— Begin —

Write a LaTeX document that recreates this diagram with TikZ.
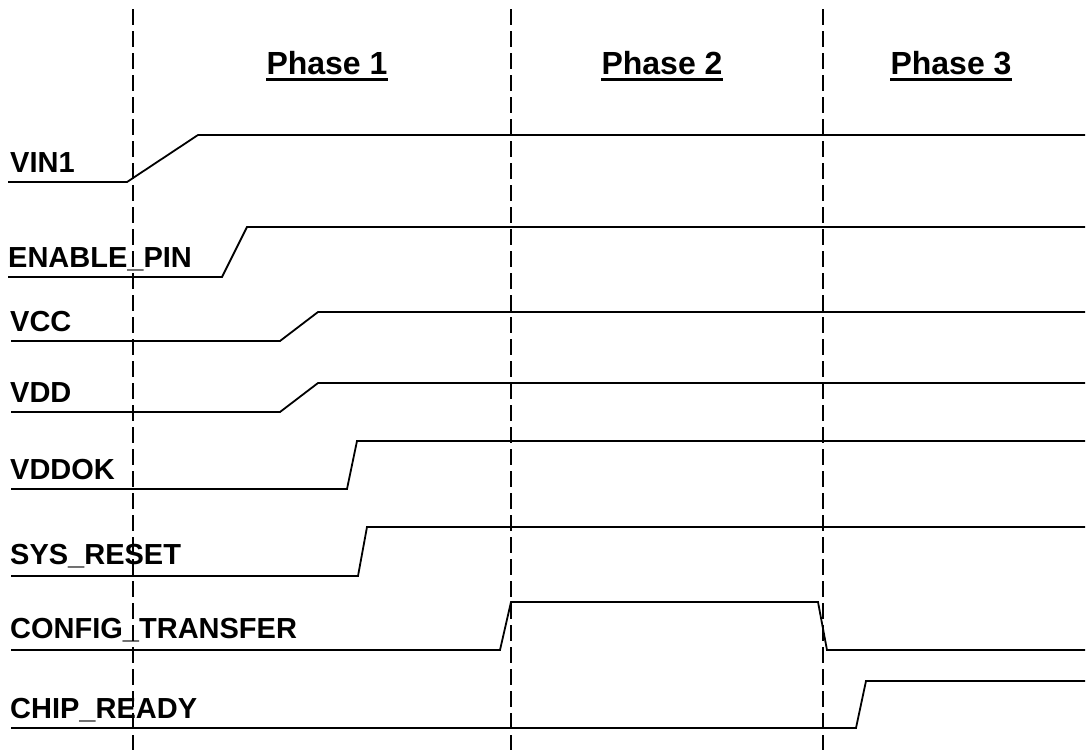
\documentclass[tikz,border=0pt]{standalone}
\usepackage{fontspec}
\setmainfont{Liberation Sans}
\usepackage{tikz}
\usetikzlibrary{positioning}

\begin{document}
\begin{tikzpicture}
  [
    x=1pt, y=-1pt,
    Sig/.style={anchor=base west, inner sep=0pt, font=\fontsize{29}{34}\selectfont\bfseries},
    Phase/.style={anchor=base, inner sep=0pt, font=\fontsize{32}{38}\selectfont\bfseries},
    Wave/.style={draw=black, line width=1.8pt, line join=miter},
    Split/.style={draw=black, line width=1.5pt, dash pattern=on 16pt off 6pt}
  ]
  \useasboundingbox (0,0) rectangle (1088,750);

  % Phase borders
  \path [Split] (133,9) -- (133,750);
  \path [Split] (511,9) -- (511,750);
  \path [Split] (823,9) -- (823,750);

  % Phase titles
  \node[Phase] (p1) at (327,74) {Phase 1};
  \node[Phase] (p2) at (662,74) {Phase 2};
  \node[Phase] (p3) at (951,74) {Phase 3};
  \foreach \p in {p1,p2,p3}
    \path [draw, line width=3pt] ([yshift=-5pt]\p.base west) -- ([yshift=-5pt]\p.base east);

  % Signal names
  \node[Sig] (vin) at (10,172) {VIN1};
  \node[Sig] (en) at (8,267) {ENABLE\_PIN};
  \node[Sig] (vcc) at (10,331) {VCC};
  \node[Sig] (vdd) at (10,402) {VDD};
  \node[Sig] (vddok) at (10,479) {VDDOK};
  \node[Sig] (rst) at (10,564) {SYS\_RESET};
  \node[Sig] (cfg) at (10,638) {CONFIG\_TRANSFER};
  \node[Sig] (rdy) at (10,718) {CHIP\_READY};

  % Waveforms
  \path [Wave] (8,182) -- (127,182) -- (198,135) -- (1085,135);
  \path [Wave] (8,277) -- (222,277) -- (247,227) -- (1085,227);
  \path [Wave] (11,341) -- (280,341) -- (318,312) -- (1085,312);
  \path [Wave] (11,412) -- (280,412) -- (318,383) -- (1085,383);
  \path [Wave] (11,489) -- (347,489) -- (357,441) -- (1085,441);
  \path [Wave] (11,576) -- (358,576) -- (367,527) -- (1085,527);
  \path [Wave] (11,650) -- (500,650) -- (511,602) -- (818,602) -- (827,650) -- (1085,650);
  \path [Wave] (11,728) -- (856,728) -- (866,681) -- (1085,681);

\end{tikzpicture}
\end{document}
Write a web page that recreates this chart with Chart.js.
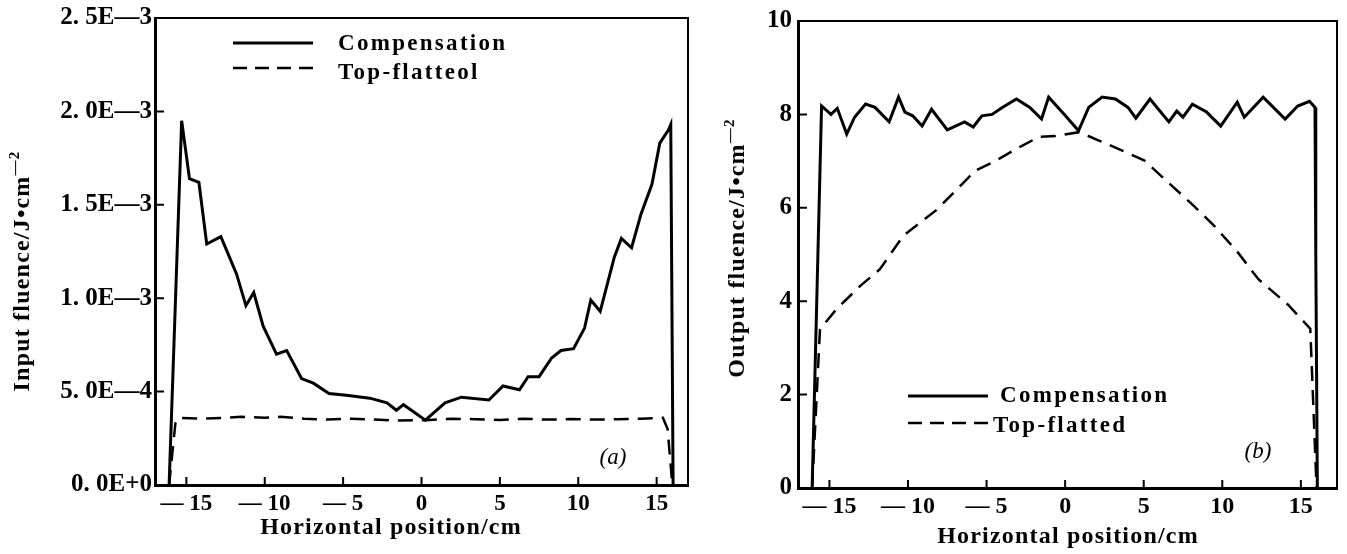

— End —

§ REQUIRED WORK
Write out all the entries again, word for word, and print no images.

§ TASK SOLUTION
Write a LaTeX document that recreates this diagram with TikZ.
\documentclass[tikz,border=0pt]{standalone}
\usepackage{fontspec}
\setmainfont{Liberation Sans}
\usepackage{tikz}
\usetikzlibrary{positioning}

\begin{document}
\begin{tikzpicture}
  [
    x=1pt, y=-1pt,
    Sig/.style={anchor=base west, inner sep=0pt, font=\fontsize{29}{34}\selectfont\bfseries},
    Phase/.style={anchor=base, inner sep=0pt, font=\fontsize{32}{38}\selectfont\bfseries},
    Wave/.style={draw=black, line width=1.8pt, line join=miter},
    Split/.style={draw=black, line width=1.5pt, dash pattern=on 16pt off 6pt}
  ]
  \useasboundingbox (0,0) rectangle (1088,750);

  % Phase borders
  \path [Split] (133,9) -- (133,750);
  \path [Split] (511,9) -- (511,750);
  \path [Split] (823,9) -- (823,750);

  % Phase titles
  \node[Phase] (p1) at (327,74) {Phase 1};
  \node[Phase] (p2) at (662,74) {Phase 2};
  \node[Phase] (p3) at (951,74) {Phase 3};
  \foreach \p in {p1,p2,p3}
    \path [draw, line width=3pt] ([yshift=-5pt]\p.base west) -- ([yshift=-5pt]\p.base east);

  % Signal names
  \node[Sig] (vin) at (10,172) {VIN1};
  \node[Sig] (en) at (8,267) {ENABLE\_PIN};
  \node[Sig] (vcc) at (10,331) {VCC};
  \node[Sig] (vdd) at (10,402) {VDD};
  \node[Sig] (vddok) at (10,479) {VDDOK};
  \node[Sig] (rst) at (10,564) {SYS\_RESET};
  \node[Sig] (cfg) at (10,638) {CONFIG\_TRANSFER};
  \node[Sig] (rdy) at (10,718) {CHIP\_READY};

  % Waveforms
  \path [Wave] (8,182) -- (127,182) -- (198,135) -- (1085,135);
  \path [Wave] (8,277) -- (222,277) -- (247,227) -- (1085,227);
  \path [Wave] (11,341) -- (280,341) -- (318,312) -- (1085,312);
  \path [Wave] (11,412) -- (280,412) -- (318,383) -- (1085,383);
  \path [Wave] (11,489) -- (347,489) -- (357,441) -- (1085,441);
  \path [Wave] (11,576) -- (358,576) -- (367,527) -- (1085,527);
  \path [Wave] (11,650) -- (500,650) -- (511,602) -- (818,602) -- (827,650) -- (1085,650);
  \path [Wave] (11,728) -- (856,728) -- (866,681) -- (1085,681);

\end{tikzpicture}
\end{document}
Write a web page that recreates this chart with Chart.js.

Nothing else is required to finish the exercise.